The dust is located close enough to Eta Corvi that Earth-like worlds could exist, suggesting a collision occured between a planet and one or more comets. The Eta Corvi system is approximately one billion years old, which researchers think is about the right age for such a hailstorm.
"We believe we have direct evidence for an ongoing Late Heavy Bombardment in the nearby star system Eta Corvi, occurring about the same time as in our solar system," said Lisse.
Indeed, astronomers used Spitzer's infrared detectors to analyze the light coming from the dust around Eta Corvi. Certain key chemical fingerprints were observed, including water ice, organics and rock, all of which indicate a giant comet source.
The light signature emitted by the dust around Eta Corvi also resembles the Almahata Sitta meteorite, which fell to Earth in fragments across Sudan in 2008. The similarities between the meteorite and the object obliterated in Eta Corvi imply a common birthplace in their respective solar systems.
A second, more massive ring of colder dust located at the far edge of the Eta Corvi system appears to be a "proper" environment for a reservoir of cometary bodies.
This bright ring, discovered by astronomers in 2005, looms at approximately 150 times the distance from Eta Corvi as the Earth is from the sun.
Our solar system has a similar region, known as the Kuiper Belt, where icy and rocky leftovers from planet formation linger. Interestingly enough, the new Spitzer data suggests the Almahata Sitta meteorite may have originated in our own Kuiper Belt.
The Kuiper Belt was home to a vastly greater number of these frozen bodies, collectively dubbed Kuiper Belt objects. About 4 billion years ago - some 600 million years after our solar system formed - the Kuiper Belt was likely disturbed by a migration of the gas-giant planets Jupiter and Saturn.

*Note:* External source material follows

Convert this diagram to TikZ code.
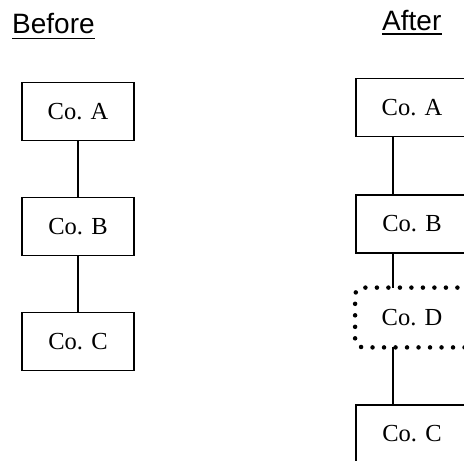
\documentclass[tikz,border=0pt]{standalone}
\usepackage{fontspec}
\setmainfont{Liberation Serif}
\newfontfamily\titlefont{Liberation Sans}
\tikzset{
	cobox/.style={draw, line width=1.8pt, minimum width=112pt, minimum height=58pt, inner sep=0pt, font=\fontsize{24.5}{26}\selectfont},
	newbox/.style={cobox, draw=none},
	link/.style={line width=1.4pt},
	heading/.style={anchor=base west, inner sep=0pt, font=\titlefont\fontsize{28}{30}\selectfont}}

\begin{document}
\begin{tikzpicture}[x=1pt,y=-1pt]
	\useasboundingbox (0,0) rectangle (464,461);
	\clip (0,0) rectangle (464,461);

	% Headings
	\node [heading] (before) at (12,33) {Before};
	\node [heading] (after) at (382,30) {After};
	\draw [line width=1.6pt] ([yshift=-5.5pt]before.base west) -- ([yshift=-5.5pt]before.base east);
	\draw [line width=1.6pt] ([yshift=-4pt]after.base west) -- ([yshift=-4pt]after.base east);

	% Before
	\node [cobox] (lA) at (78,111.5) {Co. A};
	\node [cobox] (lB) at (78,226.5) {Co. B};
	\node [cobox] (lC) at (78,341.5) {Co. C};
	\draw [link] (lA) -- (lB);
	\draw [link] (lB) -- (lC);

	% After
	\node [cobox] (rA) at (412,107.5) {Co. A};
	\node [cobox] (rB) at (412,224) {Co. B};
	\node [newbox] (rD) at (412,317.5) {Co. D};
	\node [cobox] (rC) at (412,434) {Co. C};
	\draw [line width=4.5pt, line cap=round, dash pattern=on 0pt off 11.5pt, rounded corners=8pt]
		(rD.north east) -- (rD.north west) -- (rD.south west) -- (rD.south east);
	\draw [link] ([xshift=-19pt]rA.south) -- ([xshift=-19pt]rB.north);
	\draw [link] ([xshift=-19pt]rB.south) -- ([xshift=-19pt]rD.north);
	\draw [link] ([xshift=-19pt]rD.south) -- ([xshift=-19pt]rC.north);

\end{tikzpicture}
\end{document}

This jarring shift in the solar system's gravitational balance scattered the icy bodies in the Kuiper Belt, flinging the vast majority into interstellar space and producing cold dust in the belt. Some Kuiper Belt objects, however, were set on paths that crossed the orbits of the inner planets.
The resulting bombardment of comets lasted until 3.8 billion years ago. After comets impacted the side of the moon that faces Earth, magma seeped out of the lunar crust, eventually cooling into dark "seas," or maria. When viewed against the lighter surrounding areas of the lunar surface, those seas form the distinctive "Man in the Moon" visage.
Comets also struck Earth or incinerated in the atmosphere, and are thought to have deposited water and carbon on our planet. This period of impacts might have helped life form by delivering its crucial ingredients.